Comme entraîneur, il estime que la lutte aide les femmes “à faire face (…) à leur propre mari qui les opprime et les humilie”. Nombre de ses élèves sont déjà arrivées à l’entraînement avec des marques de coups reçus à la maison.

Monter sur le ring “renforce leur confiance en elles” et certaines lui ont raconté avoir ensuite pu se défendre face à leur compagnon.

– Exemple ‘néfaste’ ? –

Baignée de sueur et montrant les dents dans un grognement, Brillo de Luna prend appui sur les cordes pour se jeter sur Payaso Pambacin (Clown Sandwich).

Dans ce pays miné par la violence machiste, où les filles ont moins accès à l’école que les garçons, elle a réussi à finir le secondaire mais en choisissant la lutte, elle dit avoir trouvé “une reconnaissance différente de tout diplôme”: dans la rue, “on nous reconnaît”, affirme-t-elle.

Sur le ring, Lilly Star, lutteuse menue de 28 ans, se dit “heureuse car les gens nous applaudissent et nous admirent”.

Ces “Guerres des sexes”, organisées environ une fois par mois, font le bonheur du public.

Mais tout le monde ne les approuve pas. Pour Tania la Guerrillera, lutteuse aux cheveux blancs comptant 41 ans d’expérience et bientôt en retraite, c’est un exemple “néfaste”.

“Je n’aime pas ça, non pas parce que nous ne pouvons pas lutter contre les hommes, mais on essaie d’éradiquer la violence de l’homme contre la femme et quel message donnons-nous au public en faisant s’affronter hommes et femmes de différentes catégories, de différents poids? On génère de la violence contre la femme”, estime-t-elle.
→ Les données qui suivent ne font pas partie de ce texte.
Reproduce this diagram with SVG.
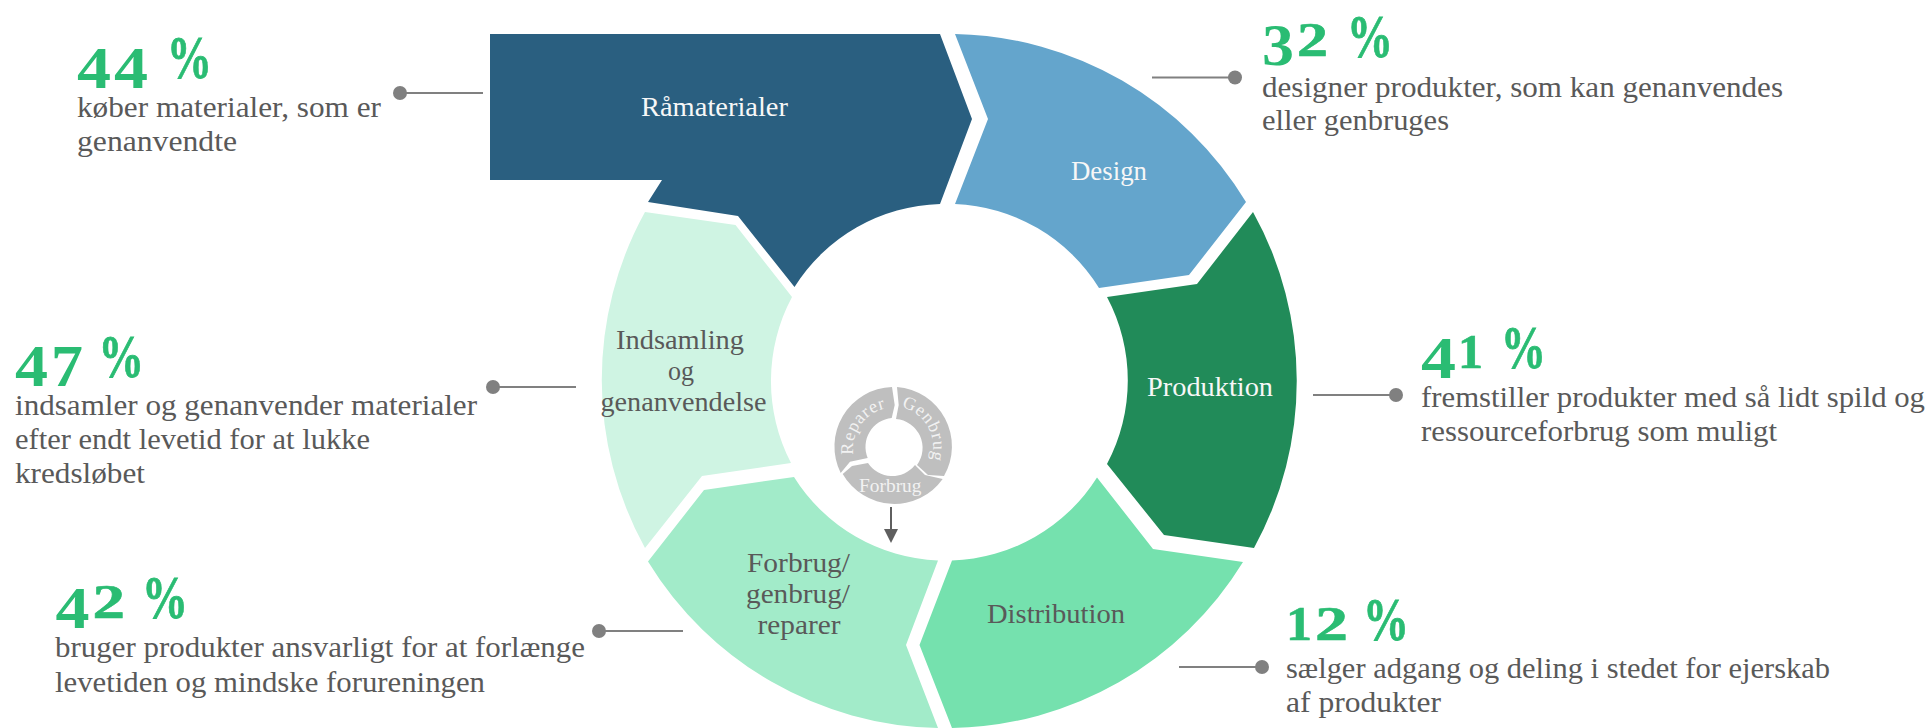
<svg xmlns="http://www.w3.org/2000/svg" xmlns:xlink="http://www.w3.org/1999/xlink" width="1930" height="728" viewBox="0 0 1930 728">
<style>
text{font-family:"Liberation Serif","DejaVu Serif",serif}
.seg{stroke:none}
.lbl{font-size:28px;fill:#595959}
.lw{fill:#f7f7f7}
.body{font-size:29px;fill:#595959}
.stat{font-weight:700;fill:#2abc73}
.d{font-size:60px}
.x{font-size:48px;stroke:#2abc73;stroke-width:.6}
.p{font-size:61px;stroke:#2abc73;stroke-width:.8}
.mini{fill:#bfbfbf}
.mt{font-size:18px;fill:#f2f2f2}
.ln{stroke:#808080;stroke-width:2;fill:none}
.dot{fill:#808080}
.arr{stroke:#5f5f5f;stroke-width:2;fill:none;marker-end:url(#ah)}
</style>
<defs>
<marker id="ah" markerUnits="userSpaceOnUse" markerWidth="14" markerHeight="14" refX="0" refY="7" orient="auto"><path d="M0 0L14 7L0 14Z" fill="#5f5f5f"/></marker>
<path id="pr" d="M868.5 480.5A41 41 0 0 1 915.5 413.5"/>
<path id="pg" d="M872.1 411.1A41 41 0 0 1 911.9 482.9"/>
</defs>
<rect width="1930" height="728" fill="#fff"/>
<g id="node-indsamling">
<path class="seg" fill="#cff4e3" d="M645 212L735.5 225L792 297A178 178 0 0 0 791 463L702 476L645 548A348 348 0 0 1 645 212Z"/>
<text class="lbl" x="616" y="349" textLength="128" lengthAdjust="spacingAndGlyphs">Indsamling</text>
<text class="lbl" x="668" y="380" textLength="26" lengthAdjust="spacingAndGlyphs">og</text>
<text class="lbl" x="600.5" y="411" textLength="166" lengthAdjust="spacingAndGlyphs">genanvendelse</text>
</g>
<g id="node-forbrug">
<path class="seg" fill="#a2ebc9" d="M794 477A178 178 0 0 0 938 560.5L906 645L938 728A348 348 0 0 1 648 561.5L704 490Z"/>
<text class="lbl" x="747" y="571.5" textLength="103" lengthAdjust="spacingAndGlyphs">Forbrug/</text>
<text class="lbl" x="746" y="603" textLength="104" lengthAdjust="spacingAndGlyphs">genbrug/</text>
<text class="lbl" x="757.5" y="634" textLength="83" lengthAdjust="spacingAndGlyphs">reparer</text>
</g>
<g id="node-distribution">
<path class="seg" fill="#75e1ae" d="M1097 477.5L1153 549L1243 562A348 348 0 0 1 952 728L919.5 645L952 560.5A178 178 0 0 0 1097 477.5Z"/>
<text class="lbl" x="987" y="622.5" textLength="138" lengthAdjust="spacingAndGlyphs">Distribution</text>
</g>
<g id="node-produktion">
<path class="seg" fill="#218b59" d="M1253 212A348 348 0 0 1 1254 548L1164 535L1107 464A178 178 0 0 0 1107 297L1197 284Z"/>
<text class="lbl lw" x="1147" y="396" textLength="126" lengthAdjust="spacingAndGlyphs">Produktion</text>
</g>
<g id="node-design">
<path class="seg" fill="#64a5cc" d="M955 34A348 348 0 0 1 1246 202L1189 275L1099 288A178 178 0 0 0 955 204L988 119Z"/>
<text class="lbl lw" x="1071" y="180" textLength="76" lengthAdjust="spacingAndGlyphs">Design</text>
</g>
<g id="node-ramaterialer">
<path class="seg" fill="#2a5f80" d="M490 34H940L972 119L940 204A178 178 0 0 0 794.5 287L738 216L648 202L662 180H490Z"/>
<text class="lbl lw" x="641" y="116" textLength="147" lengthAdjust="spacingAndGlyphs">Råmaterialer</text>
</g>
<g id="node-cycle">
<path class="mini" d="M897 387L898.7 405L896 419A29 29 0 0 1 917 465L928 475L944 476A59.5 59.5 0 0 0 897 387Z"/>
<path class="mini" d="M842.7 474L852 466L868 463A29 29 0 0 0 915 465L925 475L942.7 479A59.5 59.5 0 0 1 842.7 474Z"/>
<path class="mini" d="M892 387L894.7 405L891.7 418A29 29 0 0 0 867.7 458L850 461.7L840.7 473A59.5 59.5 0 0 1 892 387Z"/>
<text class="mt" x="859" y="492" textLength="62.5" lengthAdjust="spacingAndGlyphs">Forbrug</text>
<text class="mt" text-anchor="middle" letter-spacing="0.8"><textPath href="#pr" xlink:href="#pr" startOffset="50%">Reparer</textPath></text>
<text class="mt" text-anchor="middle" letter-spacing="0.8"><textPath href="#pg" xlink:href="#pg" startOffset="50%">Genbrug</textPath></text>
</g>
<g id="connectors">
<path class="ln" d="M400 93H483"/><circle class="dot" cx="400" cy="93" r="7"/>
<path class="ln" d="M1152 77.5H1235"/><circle class="dot" cx="1235" cy="77.5" r="7"/>
<path class="ln" d="M1313 395H1396"/><circle class="dot" cx="1396" cy="395" r="7"/>
<path class="ln" d="M1179 667H1262"/><circle class="dot" cx="1262" cy="667" r="7"/>
<path class="ln" d="M493 387H576"/><circle class="dot" cx="493" cy="387" r="7"/>
<path class="ln" d="M599 631H683"/><circle class="dot" cx="599" cy="631" r="7"/>
<path class="arr" d="M891 507V529"/>
</g>
<g id="stat-44">
<text class="stat"><tspan class="d" x="77" y="88" textLength="34" lengthAdjust="spacingAndGlyphs">4</tspan><tspan class="d" x="114" y="88" textLength="34" lengthAdjust="spacingAndGlyphs">4</tspan><tspan class="p" x="148" y="78"> </tspan><tspan class="p" x="167" y="78" textLength="45" lengthAdjust="spacingAndGlyphs">%</tspan></text>
<text class="body" x="77" y="117" textLength="304" lengthAdjust="spacingAndGlyphs">køber materialer, som er</text>
<text class="body" x="77" y="150.5" textLength="160" lengthAdjust="spacingAndGlyphs">genanvendte</text>
</g>
<g id="stat-32">
<text class="stat"><tspan class="d" x="1262" y="65" textLength="32" lengthAdjust="spacingAndGlyphs">3</tspan><tspan class="x" x="1297" y="56" textLength="31" lengthAdjust="spacingAndGlyphs">2</tspan><tspan class="p" x="1328" y="57"> </tspan><tspan class="p" x="1347" y="57" textLength="46" lengthAdjust="spacingAndGlyphs">%</tspan></text>
<text class="body" x="1262" y="96.5" textLength="521" lengthAdjust="spacingAndGlyphs">designer produkter, som kan genanvendes</text>
<text class="body" x="1262" y="129.5" textLength="187" lengthAdjust="spacingAndGlyphs">eller genbruges</text>
</g>
<g id="stat-41">
<text class="stat"><tspan class="d" x="1421" y="378" textLength="35" lengthAdjust="spacingAndGlyphs">4</tspan><tspan class="x" x="1458" y="368" textLength="25" lengthAdjust="spacingAndGlyphs">1</tspan><tspan class="p" x="1483" y="368"> </tspan><tspan class="p" x="1501" y="368" textLength="45" lengthAdjust="spacingAndGlyphs">%</tspan></text>
<text class="body" x="1421" y="407" textLength="504" lengthAdjust="spacingAndGlyphs">fremstiller produkter med så lidt spild og</text>
<text class="body" x="1421" y="441" textLength="356" lengthAdjust="spacingAndGlyphs">ressourceforbrug som muligt</text>
</g>
<g id="stat-47">
<text class="stat"><tspan class="d" x="15" y="386" textLength="33" lengthAdjust="spacingAndGlyphs">4</tspan><tspan class="d" x="51" y="386" textLength="32" lengthAdjust="spacingAndGlyphs">7</tspan><tspan class="p" x="83" y="377"> </tspan><tspan class="p" x="98.5" y="377" textLength="45.5" lengthAdjust="spacingAndGlyphs">%</tspan></text>
<text class="body" x="15" y="415" textLength="462" lengthAdjust="spacingAndGlyphs">indsamler og genanvender materialer</text>
<text class="body" x="15" y="449" textLength="355" lengthAdjust="spacingAndGlyphs">efter endt levetid for at lukke</text>
<text class="body" x="15" y="482.5" textLength="130" lengthAdjust="spacingAndGlyphs">kredsløbet</text>
</g>
<g id="stat-42">
<text class="stat"><tspan class="d" x="55.5" y="628" textLength="34" lengthAdjust="spacingAndGlyphs">4</tspan><tspan class="x" x="92.5" y="618" textLength="32.5" lengthAdjust="spacingAndGlyphs">2</tspan><tspan class="p" x="125" y="618"> </tspan><tspan class="p" x="142" y="618" textLength="46" lengthAdjust="spacingAndGlyphs">%</tspan></text>
<text class="body" x="55" y="657" textLength="530" lengthAdjust="spacingAndGlyphs">bruger produkter ansvarligt for at forlænge</text>
<text class="body" x="55" y="691.5" textLength="430" lengthAdjust="spacingAndGlyphs">levetiden og mindske forureningen</text>
</g>
<g id="stat-12">
<text class="stat"><tspan class="x" x="1286" y="640" textLength="26" lengthAdjust="spacingAndGlyphs">1</tspan><tspan class="x" x="1315" y="640" textLength="33" lengthAdjust="spacingAndGlyphs">2</tspan><tspan class="p" x="1348" y="640"> </tspan><tspan class="p" x="1363" y="640" textLength="46" lengthAdjust="spacingAndGlyphs">%</tspan></text>
<text class="body" x="1286" y="678" textLength="544" lengthAdjust="spacingAndGlyphs">sælger adgang og deling i stedet for ejerskab</text>
<text class="body" x="1286" y="712" textLength="155" lengthAdjust="spacingAndGlyphs">af produkter</text>
</g>
</svg>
Brillo de Luna, comme Melisa et Suastica, s’est montrée à la hauteur de l’enjeu: malgré les coups de coude et les cheveux tirés, elle a remporté la victoire finale face à Guerrero Nazi, signifiant que les femmes ont gagné cette “Guerre des sexes”, sous les applaudissements d’un public déchaîné.

Guerrero Nazi a du mal à encaisser: il estime “difficile d’accepter cette défaite”.